By Matthew Barbari
Problems for Venezuela and its president Nicolas Maduro continue to mount as the country heads inexorably towards its collapse. An economic system centered around oil exports revenues, a government that can no longer provide public services such as electricity or medical care, and growing civil unrest and violence have led Venezuelans to look for an alternative to Chavismo.
Under Hugo Chavez—Maduro’s predecessor—the Venezuelan economy boomed due to the high price of oil, with barrels selling for well over $100. With crude oil accounting for 96% of the country’s exports, Chavez’s political movement relied on heavy spending on social welfare programs.
However, the government failed to improve the oil production process, leading to a lower than average export price. With the price of a barrel produced in Venezuela dropping to around $20 in February, the entire economy dropped with it. This collapse in oil prices has compounded with an incredibly high inflation rate causing supply shortages in most basic necessities.
The economic troubles have permeated through all aspects of life of Venezuelans. Massive food shortages, lack of proper medical care and constant power shortages are pushing the country close to a humanitarian crisis and are enraging even the most loyal of government supporters.

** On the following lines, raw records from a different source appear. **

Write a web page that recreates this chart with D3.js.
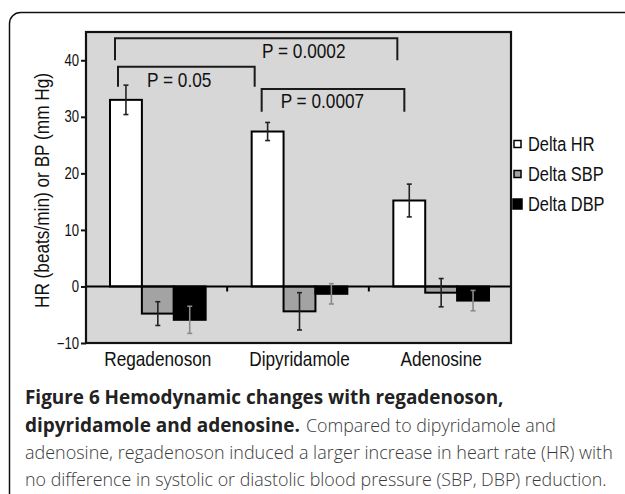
<!DOCTYPE html>
<html>
<head>
<meta charset="utf-8">
<script src="https://cdn.jsdelivr.net/npm/d3@7"></script>
<style>
  body { margin: 0; background: #fff; }
  svg { display: block; }
  .chart text { font-family: "Liberation Sans", Arial, sans-serif; fill: #111; }
  .caption text { font-family: "Open Sans", "Noto Sans", sans-serif; }
</style>
</head>
<body>
<script>
// Data
var categories = ["Regadenoson", "Dipyridamole", "Adenosine"];
var series = ["Delta HR", "Delta SBP", "Delta DBP"];
var deltaHR  = [33.0, 27.4, 15.2];
var deltaSBP = [-4.8, -4.4, -1.1];
var deltaDBP = [-5.9, -1.3, -2.5];
var errHR  = [2.6, 1.6, 2.9];
var errSBP = [2.1, 3.3, 2.5];
var errDBP = [2.4, 1.8, 1.8];
var yTicks = [-10, 0, 10, 20, 30, 40];

// significance brackets (values in y units)
var brackets = [
  {a: "Regadenoson", b: "Adenosine",   top: 43.9, leg: 40.0, labelY: 40.4, label: "P = 0.0002"},
  {a: "Regadenoson", b: "Dipyridamole", top: 38.85, leg: 35.3, labelY: 35.3, label: "P = 0.05"},
  {a: "Dipyridamole", b: "Adenosine",  top: 34.9, leg: 30.9, labelY: 31.6, label: "P = 0.0007"}
];

// caption lines: [text, bold, x, baseline, target width]
var captionLines = [
  ["Figure 6 Hemodynamic changes with regadenoson,", true, 25, 404, 479],
  ["dipyridamole and adenosine.", true, 25, 432, 275],
  ["Compared to dipyridamole and", false, 306, 432, 250],
  ["adenosine, regadenoson induced a larger increase in heart rate (HR) with", false, 25, 459, 588],
  ["no difference in systolic or diastolic blood pressure (SBP, DBP) reduction.", false, 25, 486, 582]
];

var fills = {"Delta HR": "#ffffff", "Delta SBP": "#a3a3a3", "Delta DBP": "#000000"};
var errColor = {"Delta HR": "#222", "Delta SBP": "#222", "Delta DBP": "#8a8a8a"};

var width = 625, height = 494;
var plot = {left: 86, right: 511, top: 32, bottom: 343};
var narrow = 0.82; // the figure uses a condensed face

var svg = d3.select("body").append("svg").attr("width", width).attr("height", height);

// outer rounded frame (runs off the right and bottom edges)
svg.append("rect")
  .attr("x", 9.5).attr("y", 12.5).attr("width", 700).attr("height", 600)
  .attr("rx", 11).attr("fill", "none").attr("stroke", "#111").attr("stroke-width", 1.5);

var x0 = d3.scaleBand().domain(categories).range([plot.left, plot.right]);
var x1 = d3.scaleBand().domain(series).range([24, x0.bandwidth() - 22]);
var y = d3.scaleLinear().domain([-10, 45]).range([plot.bottom, plot.top]);

var rows = categories.map(function(c, i) {
  return [
    {cat: c, s: "Delta HR", v: deltaHR[i], e: errHR[i]},
    {cat: c, s: "Delta SBP", v: deltaSBP[i], e: errSBP[i]},
    {cat: c, s: "Delta DBP", v: deltaDBP[i], e: errDBP[i]}
  ];
});
var flat = d3.merge(rows);

var chart = svg.append("g").attr("class", "chart");

chart.append("rect")
  .attr("x", plot.left).attr("y", plot.top)
  .attr("width", plot.right - plot.left).attr("height", plot.bottom - plot.top)
  .attr("fill", "#d7d7d7");

// bars
chart.selectAll(".bar")
  .data(flat)
  .enter().append("rect")
  .attr("class", "bar")
  .attr("x", function(d) { return x0(d.cat) + x1(d.s); })
  .attr("y", function(d) { return y(Math.max(0, d.v)); })
  .attr("width", x1.bandwidth())
  .attr("height", function(d) { return Math.abs(y(d.v) - y(0)); })
  .attr("fill", function(d) { return fills[d.s]; })
  .attr("stroke", "#000")
  .attr("stroke-width", 2);

// zero line
chart.append("line")
  .attr("x1", plot.left).attr("x2", plot.right)
  .attr("y1", y(0)).attr("y2", y(0))
  .attr("stroke", "#000").attr("stroke-width", 2);

// small category ticks below the zero line
chart.selectAll(".ctick")
  .data(categories.slice(1))
  .enter().append("line")
  .attr("x1", function(c) { return x0(c) - 0.5; })
  .attr("x2", function(c) { return x0(c) - 0.5; })
  .attr("y1", y(0)).attr("y2", y(0) + 5)
  .attr("stroke", "#000").attr("stroke-width", 2);

// error bars
var eb = chart.selectAll(".err")
  .data(flat)
  .enter().append("g")
  .attr("class", "err")
  .attr("stroke", function(d) { return errColor[d.s]; })
  .attr("stroke-width", 1.6);
eb.append("line")
  .attr("x1", function(d) { return x0(d.cat) + x1(d.s) + x1.bandwidth() / 2; })
  .attr("x2", function(d) { return x0(d.cat) + x1(d.s) + x1.bandwidth() / 2; })
  .attr("y1", function(d) { return y(d.v + d.e); })
  .attr("y2", function(d) { return y(d.v - d.e); });
[1, -1].forEach(function(sign) {
  eb.append("line")
    .attr("x1", function(d) { return x0(d.cat) + x1(d.s) + x1.bandwidth() / 2 - 2.5; })
    .attr("x2", function(d) { return x0(d.cat) + x1(d.s) + x1.bandwidth() / 2 + 2.5; })
    .attr("y1", function(d) { return y(d.v + sign * d.e); })
    .attr("y2", function(d) { return y(d.v + sign * d.e); });
});

// plot border
chart.append("rect")
  .attr("x", plot.left).attr("y", plot.top)
  .attr("width", plot.right - plot.left).attr("height", plot.bottom - plot.top)
  .attr("fill", "none").attr("stroke", "#111").attr("stroke-width", 2.2);

// y axis
var yAxis = chart.append("g")
  .attr("transform", "translate(" + plot.left + ",0)")
  .call(d3.axisLeft(y).tickValues(yTicks).tickSize(5).tickPadding(2));
yAxis.select(".domain").remove();
yAxis.selectAll(".tick line").attr("stroke", "#111").attr("stroke-width", 2);
yAxis.selectAll(".tick text").attr("font-size", 16).attr("fill", "#111")
  .style("font-family", "'Liberation Sans', Arial, sans-serif");

chart.append("text")
  .attr("transform", "translate(49," + ((plot.top + plot.bottom) / 2 + 3) + ") rotate(-90)")
  .attr("text-anchor", "middle")
  .attr("font-size", 21)
  .text("HR (beats/min) or BP (mm Hg)");

// category labels
chart.selectAll(".xlab")
  .data(categories)
  .enter().append("text")
  .attr("class", "xlab")
  .attr("x", function(c) { return x0(c) + x0.bandwidth() / 2 + 1; })
  .attr("y", plot.bottom + 23)
  .attr("text-anchor", "middle")
  .attr("font-size", 21)
  .text(function(c) { return c; });

// significance brackets
var legNudge = [[5, 4], [8, 3], [10, 11]];
var labelNudge = [147, 29, 19];
var hrX = function(c) { return x0(c) + x1("Delta HR"); };
brackets.forEach(function(b, i) {
  var xa = hrX(b.a) + legNudge[i][0], xb = hrX(b.b) + legNudge[i][1];
  chart.append("path")
    .attr("d", "M" + xa + "," + y(b.leg) + "V" + y(b.top) + "H" + xb + "V" + y(b.leg))
    .attr("fill", "none").attr("stroke", "#1a1a1a").attr("stroke-width", 2);
  chart.append("text")
    .attr("x", xa + labelNudge[i])
    .attr("y", y(b.labelY))
    .attr("font-size", 21)
    .text(b.label);
});

// legend
var legend = chart.selectAll(".legend")
  .data(series)
  .enter().append("g")
  .attr("class", "legend")
  .attr("transform", function(d, i) { return "translate(" + (plot.right + 2) + "," + (144 + i * 30) + ")"; });
legend.append("rect")
  .attr("x", function(d, i) { return i === 2 ? 0 : 1; })
  .attr("y", function(d, i) { return i === 2 ? -5 : -3.5; })
  .attr("width", function(d, i) { return i === 2 ? 9 : 7; })
  .attr("height", function(d, i) { return i === 2 ? 10 : 7; })
  .attr("fill", function(d) { return fills[d]; })
  .attr("stroke", "#000").attr("stroke-width", 1.5);
legend.append("text")
  .attr("x", 15).attr("y", 7)
  .attr("font-size", 20)
  .text(function(d) { return d; });

// squeeze chart texts to the condensed look
chart.selectAll("text").each(function() {
  var w = this.getComputedTextLength();
  d3.select(this).attr("textLength", w * narrow).attr("lengthAdjust", "spacingAndGlyphs");
});

// caption, each line scaled horizontally to its measured width
var cap = svg.append("g").attr("class", "caption");
captionLines.forEach(function(l) {
  var g = cap.append("g");
  var t = g.append("text")
    .attr("font-size", 19)
    .attr("font-weight", l[1] ? "bold" : 300)
    .attr("fill", l[1] ? "#222" : "#3a3a3a")
    .text(l[0]);
  var w = t.node().getComputedTextLength();
  g.attr("transform", "translate(" + l[2] + "," + l[3] + ") scale(" + (l[4] / w) + ",1)");
});
</script>
</body>
</html>
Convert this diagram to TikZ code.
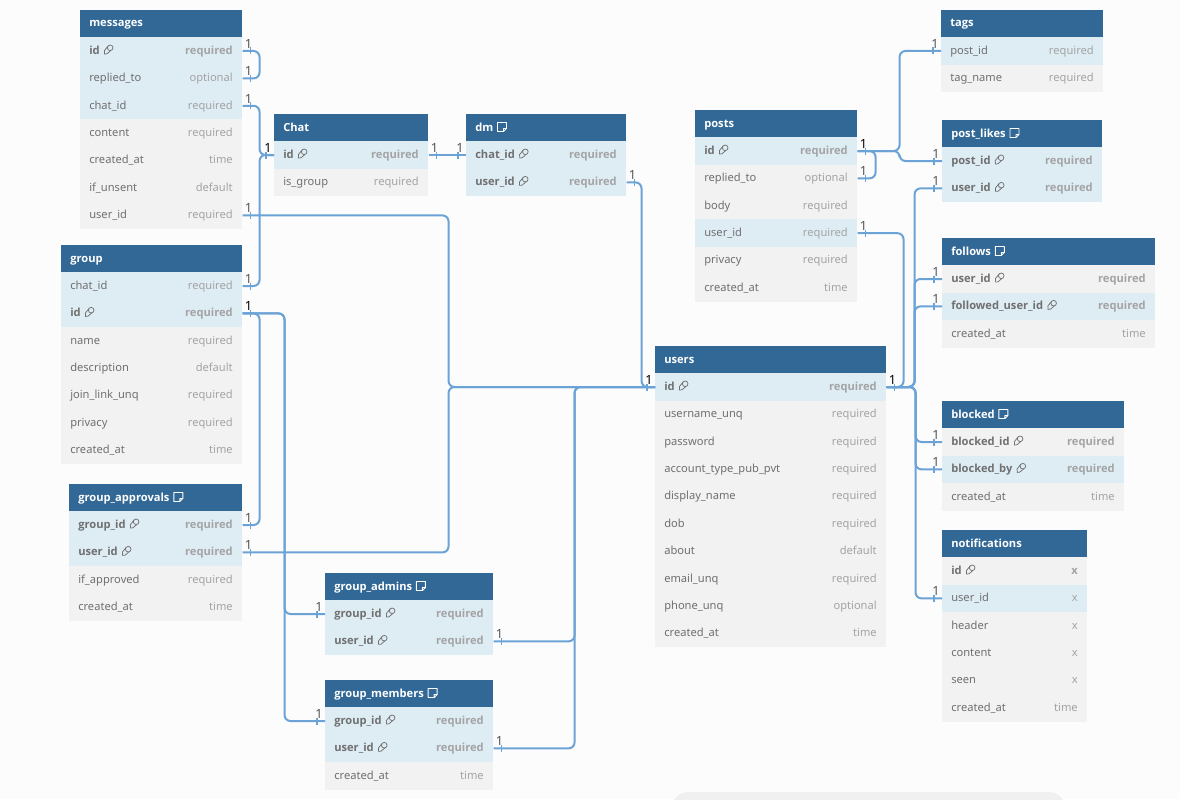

While Hugo Chavez was sufficiently charismatic to maintain public support during previous economic struggles, President Maduro is not. Increasingly fearing popular outbursts against the government and in a desperate attempt to control the crisis, he has recently declared a nationwide state of emergency.
The growing unrest has been building for some time and has led opposition parties to gain more seats in the National Assembly. There is also growing support for a recall election and a referendum to impeach President Maduro. However, the opposition is not organized in a cohesive unit against the Maduro government.
The situation has now deteriorated to the point where there is concern regarding “plausible scenarios” where Maduro’s own party or a military coup would force him out of office—triggering further civilian uprising and possibly the outbreak of a civil war.
Even though there have been gradual increases in oil prices over the past months, Venezuela has had to slow down production due to rampant power outages, failing to take full advantage of the market’s improvement. No matter the outcome of the referendum, Venezuela is heading towards bankruptcy and chaos. Hugo Chavez’s dream is turning into a nightmare for the Venezuelan people.